◆ **GIVEN REQUEST**:
Starting at the line that contains "Clone this chart in Chart.js." and stopping at the line that contains "0.2, 0.22, 0.2];", transcribe every line of the material below exactly; pictures stay out.

◆ **RECORDS FOR THE EXERCISE**:
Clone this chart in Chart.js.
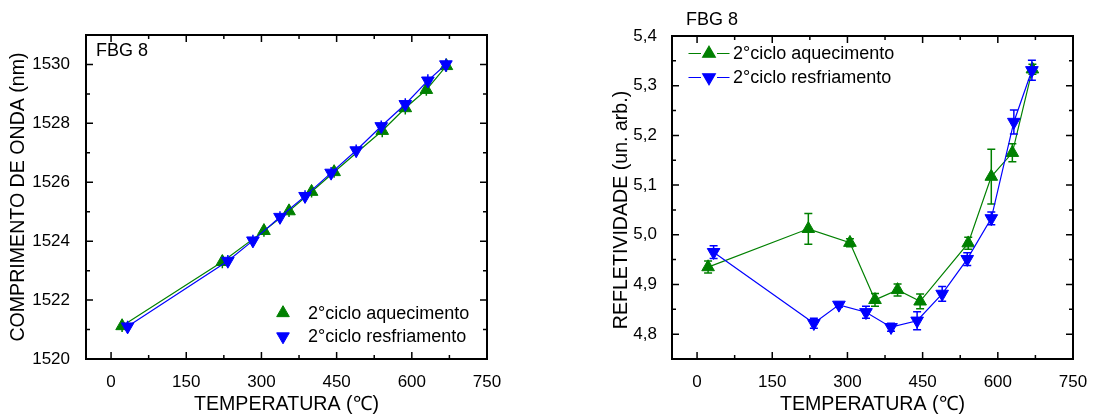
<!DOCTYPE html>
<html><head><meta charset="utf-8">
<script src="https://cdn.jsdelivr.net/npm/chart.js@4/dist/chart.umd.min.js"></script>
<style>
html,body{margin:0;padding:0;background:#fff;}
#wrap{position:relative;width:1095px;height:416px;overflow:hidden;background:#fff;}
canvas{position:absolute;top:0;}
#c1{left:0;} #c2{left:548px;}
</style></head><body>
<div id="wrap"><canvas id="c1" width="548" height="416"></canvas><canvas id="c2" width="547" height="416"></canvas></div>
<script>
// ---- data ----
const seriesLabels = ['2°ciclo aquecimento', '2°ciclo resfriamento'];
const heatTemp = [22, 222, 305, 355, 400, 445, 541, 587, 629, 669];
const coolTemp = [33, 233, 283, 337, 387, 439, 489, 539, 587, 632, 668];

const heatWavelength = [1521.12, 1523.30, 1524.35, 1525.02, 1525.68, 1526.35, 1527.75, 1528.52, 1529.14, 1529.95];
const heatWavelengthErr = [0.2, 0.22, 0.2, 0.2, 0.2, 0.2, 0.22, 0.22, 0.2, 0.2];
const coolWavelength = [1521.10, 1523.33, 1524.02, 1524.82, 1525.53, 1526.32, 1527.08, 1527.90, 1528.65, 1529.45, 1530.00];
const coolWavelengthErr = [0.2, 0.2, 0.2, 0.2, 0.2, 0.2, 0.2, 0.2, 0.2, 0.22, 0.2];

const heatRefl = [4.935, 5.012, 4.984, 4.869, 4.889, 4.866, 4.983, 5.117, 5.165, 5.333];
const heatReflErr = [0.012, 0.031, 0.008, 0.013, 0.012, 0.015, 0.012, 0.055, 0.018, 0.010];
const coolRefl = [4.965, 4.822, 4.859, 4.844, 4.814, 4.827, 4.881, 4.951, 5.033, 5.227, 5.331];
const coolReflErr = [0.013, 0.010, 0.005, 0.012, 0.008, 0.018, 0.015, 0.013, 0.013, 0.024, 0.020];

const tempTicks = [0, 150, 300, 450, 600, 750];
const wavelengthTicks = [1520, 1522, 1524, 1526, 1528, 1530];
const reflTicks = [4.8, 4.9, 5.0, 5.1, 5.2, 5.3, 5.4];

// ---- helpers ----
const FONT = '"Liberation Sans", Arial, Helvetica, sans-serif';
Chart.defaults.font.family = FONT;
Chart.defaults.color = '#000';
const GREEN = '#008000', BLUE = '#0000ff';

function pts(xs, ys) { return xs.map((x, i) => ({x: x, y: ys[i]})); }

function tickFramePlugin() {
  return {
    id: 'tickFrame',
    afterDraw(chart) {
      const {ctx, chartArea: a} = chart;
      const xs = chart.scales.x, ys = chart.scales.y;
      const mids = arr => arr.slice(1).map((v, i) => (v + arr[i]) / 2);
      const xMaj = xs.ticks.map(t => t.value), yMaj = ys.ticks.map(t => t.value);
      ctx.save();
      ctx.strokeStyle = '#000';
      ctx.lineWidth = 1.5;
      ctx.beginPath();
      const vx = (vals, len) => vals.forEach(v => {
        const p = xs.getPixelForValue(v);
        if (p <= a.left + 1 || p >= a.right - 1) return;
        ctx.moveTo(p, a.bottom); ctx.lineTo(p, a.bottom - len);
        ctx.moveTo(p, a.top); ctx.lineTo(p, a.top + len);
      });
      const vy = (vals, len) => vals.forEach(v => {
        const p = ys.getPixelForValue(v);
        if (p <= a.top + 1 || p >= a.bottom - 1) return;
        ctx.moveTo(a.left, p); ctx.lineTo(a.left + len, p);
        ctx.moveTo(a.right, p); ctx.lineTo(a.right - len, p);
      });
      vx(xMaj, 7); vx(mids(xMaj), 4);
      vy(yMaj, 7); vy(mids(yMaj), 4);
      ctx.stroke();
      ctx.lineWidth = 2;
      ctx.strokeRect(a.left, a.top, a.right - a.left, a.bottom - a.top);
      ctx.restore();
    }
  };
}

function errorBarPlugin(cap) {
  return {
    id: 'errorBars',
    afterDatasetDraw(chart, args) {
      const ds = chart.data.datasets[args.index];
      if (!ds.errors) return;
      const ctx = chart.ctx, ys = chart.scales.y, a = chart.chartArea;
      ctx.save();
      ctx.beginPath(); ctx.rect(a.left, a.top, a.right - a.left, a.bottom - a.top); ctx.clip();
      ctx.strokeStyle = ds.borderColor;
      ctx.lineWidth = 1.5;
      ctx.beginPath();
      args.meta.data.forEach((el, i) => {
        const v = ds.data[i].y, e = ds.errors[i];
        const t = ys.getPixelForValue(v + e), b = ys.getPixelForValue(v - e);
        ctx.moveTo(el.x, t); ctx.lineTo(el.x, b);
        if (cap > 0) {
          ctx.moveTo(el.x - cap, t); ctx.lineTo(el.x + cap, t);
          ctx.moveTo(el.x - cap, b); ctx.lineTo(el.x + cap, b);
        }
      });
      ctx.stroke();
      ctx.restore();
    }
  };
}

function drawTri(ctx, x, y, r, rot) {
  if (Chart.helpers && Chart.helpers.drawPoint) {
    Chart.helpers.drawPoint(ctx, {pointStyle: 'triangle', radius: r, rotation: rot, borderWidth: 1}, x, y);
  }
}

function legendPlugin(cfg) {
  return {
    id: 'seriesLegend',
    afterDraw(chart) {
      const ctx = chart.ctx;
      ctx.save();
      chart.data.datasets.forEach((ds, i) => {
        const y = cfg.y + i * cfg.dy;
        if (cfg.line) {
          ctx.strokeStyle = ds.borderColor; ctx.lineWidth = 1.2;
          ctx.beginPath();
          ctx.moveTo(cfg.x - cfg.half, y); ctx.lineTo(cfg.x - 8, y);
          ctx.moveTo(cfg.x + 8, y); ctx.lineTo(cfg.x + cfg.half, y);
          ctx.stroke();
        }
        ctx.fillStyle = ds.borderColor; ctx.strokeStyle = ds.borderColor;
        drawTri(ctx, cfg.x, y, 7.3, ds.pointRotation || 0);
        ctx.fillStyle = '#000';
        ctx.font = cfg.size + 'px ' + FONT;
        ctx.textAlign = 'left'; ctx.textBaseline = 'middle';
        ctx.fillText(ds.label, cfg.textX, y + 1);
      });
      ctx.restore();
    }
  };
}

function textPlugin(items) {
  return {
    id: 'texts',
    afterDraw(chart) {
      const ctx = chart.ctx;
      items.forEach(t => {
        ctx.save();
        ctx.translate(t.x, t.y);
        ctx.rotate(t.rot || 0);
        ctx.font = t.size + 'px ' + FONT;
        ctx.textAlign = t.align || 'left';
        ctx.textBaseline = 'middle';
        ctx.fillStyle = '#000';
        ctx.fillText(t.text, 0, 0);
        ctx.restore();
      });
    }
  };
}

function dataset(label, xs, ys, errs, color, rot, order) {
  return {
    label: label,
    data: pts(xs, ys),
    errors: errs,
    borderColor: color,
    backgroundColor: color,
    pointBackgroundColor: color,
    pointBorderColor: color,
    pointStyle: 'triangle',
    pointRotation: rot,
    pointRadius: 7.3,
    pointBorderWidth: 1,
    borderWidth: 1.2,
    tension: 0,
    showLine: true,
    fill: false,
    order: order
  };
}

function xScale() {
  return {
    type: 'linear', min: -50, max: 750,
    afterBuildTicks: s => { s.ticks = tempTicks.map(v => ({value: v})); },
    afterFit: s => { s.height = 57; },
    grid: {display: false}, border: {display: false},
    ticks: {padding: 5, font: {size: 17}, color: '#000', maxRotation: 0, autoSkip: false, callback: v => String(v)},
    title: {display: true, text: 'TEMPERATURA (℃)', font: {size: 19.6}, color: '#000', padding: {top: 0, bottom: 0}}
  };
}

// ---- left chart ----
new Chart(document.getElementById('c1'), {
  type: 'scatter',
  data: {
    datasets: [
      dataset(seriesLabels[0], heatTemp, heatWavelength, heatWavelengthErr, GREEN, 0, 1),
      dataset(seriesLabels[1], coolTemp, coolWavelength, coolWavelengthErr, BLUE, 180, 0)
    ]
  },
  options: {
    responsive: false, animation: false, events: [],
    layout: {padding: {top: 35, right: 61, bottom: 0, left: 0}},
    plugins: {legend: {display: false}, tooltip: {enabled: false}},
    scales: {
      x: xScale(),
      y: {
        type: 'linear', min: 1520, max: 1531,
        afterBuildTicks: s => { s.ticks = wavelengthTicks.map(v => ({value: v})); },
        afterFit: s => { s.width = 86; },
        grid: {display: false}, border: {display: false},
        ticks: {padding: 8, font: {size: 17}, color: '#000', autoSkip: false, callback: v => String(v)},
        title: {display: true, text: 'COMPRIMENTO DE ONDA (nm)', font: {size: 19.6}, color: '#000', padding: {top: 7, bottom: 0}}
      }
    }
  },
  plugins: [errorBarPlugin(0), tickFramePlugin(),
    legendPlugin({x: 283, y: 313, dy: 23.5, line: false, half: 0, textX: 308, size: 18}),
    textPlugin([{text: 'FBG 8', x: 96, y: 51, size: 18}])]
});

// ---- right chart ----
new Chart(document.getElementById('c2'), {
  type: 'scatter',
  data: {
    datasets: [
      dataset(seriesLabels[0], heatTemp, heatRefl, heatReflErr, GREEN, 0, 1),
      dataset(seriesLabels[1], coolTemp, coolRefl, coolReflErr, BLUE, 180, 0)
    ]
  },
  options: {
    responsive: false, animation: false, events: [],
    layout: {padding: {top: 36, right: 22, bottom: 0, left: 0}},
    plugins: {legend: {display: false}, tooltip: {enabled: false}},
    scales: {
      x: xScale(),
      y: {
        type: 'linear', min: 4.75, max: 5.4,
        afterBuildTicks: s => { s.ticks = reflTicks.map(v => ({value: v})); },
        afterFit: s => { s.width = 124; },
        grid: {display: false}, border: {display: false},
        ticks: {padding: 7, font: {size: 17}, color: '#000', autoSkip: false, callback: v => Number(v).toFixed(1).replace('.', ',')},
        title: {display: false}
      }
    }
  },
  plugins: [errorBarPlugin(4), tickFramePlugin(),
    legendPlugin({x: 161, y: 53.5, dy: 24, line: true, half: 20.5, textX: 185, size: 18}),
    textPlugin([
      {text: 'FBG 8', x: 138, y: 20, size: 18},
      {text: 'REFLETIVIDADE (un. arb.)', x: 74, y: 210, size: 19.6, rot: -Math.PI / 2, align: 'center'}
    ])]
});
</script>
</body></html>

...

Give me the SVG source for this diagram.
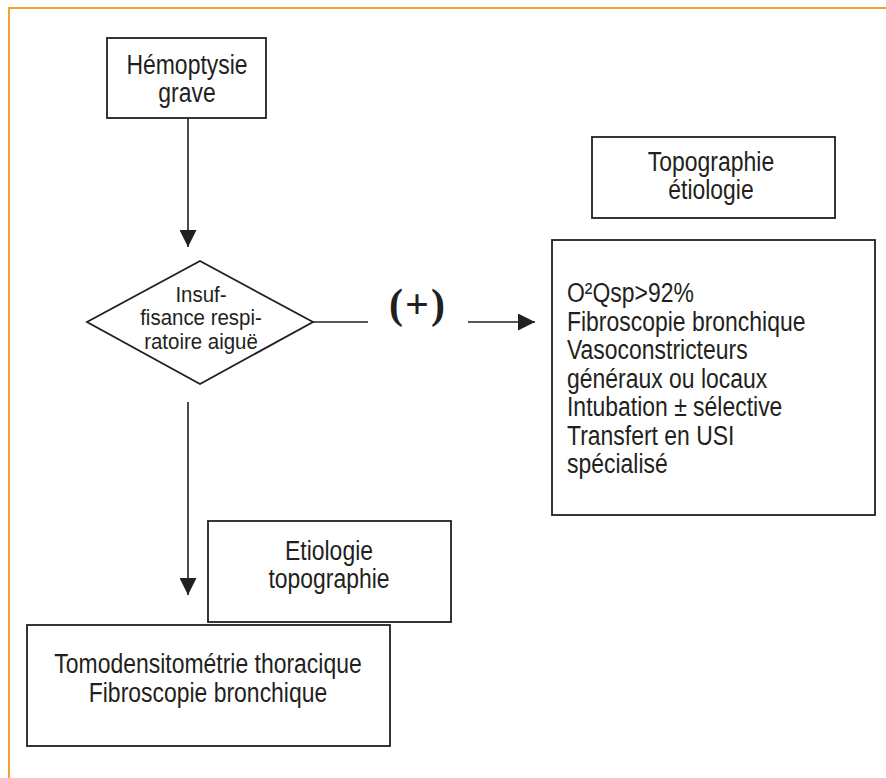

◆ **OUTPUT FOR THIS EXERCISE**:
Clone this chart in Chart.js.
<!DOCTYPE html>
<html><head><meta charset="utf-8">
<script src="https://cdn.jsdelivr.net/npm/chart.js@4/dist/chart.umd.min.js"></script>
<style>
html,body{margin:0;padding:0;background:#fff;}
#wrap{position:relative;width:1095px;height:416px;overflow:hidden;background:#fff;}
canvas{position:absolute;top:0;}
#c1{left:0;} #c2{left:548px;}
</style></head><body>
<div id="wrap"><canvas id="c1" width="548" height="416"></canvas><canvas id="c2" width="547" height="416"></canvas></div>
<script>
// ---- data ----
const seriesLabels = ['2°ciclo aquecimento', '2°ciclo resfriamento'];
const heatTemp = [22, 222, 305, 355, 400, 445, 541, 587, 629, 669];
const coolTemp = [33, 233, 283, 337, 387, 439, 489, 539, 587, 632, 668];

const heatWavelength = [1521.12, 1523.30, 1524.35, 1525.02, 1525.68, 1526.35, 1527.75, 1528.52, 1529.14, 1529.95];
const heatWavelengthErr = [0.2, 0.22, 0.2, 0.2, 0.2, 0.2, 0.22, 0.22, 0.2, 0.2];
const coolWavelength = [1521.10, 1523.33, 1524.02, 1524.82, 1525.53, 1526.32, 1527.08, 1527.90, 1528.65, 1529.45, 1530.00];
const coolWavelengthErr = [0.2, 0.2, 0.2, 0.2, 0.2, 0.2, 0.2, 0.2, 0.2, 0.22, 0.2];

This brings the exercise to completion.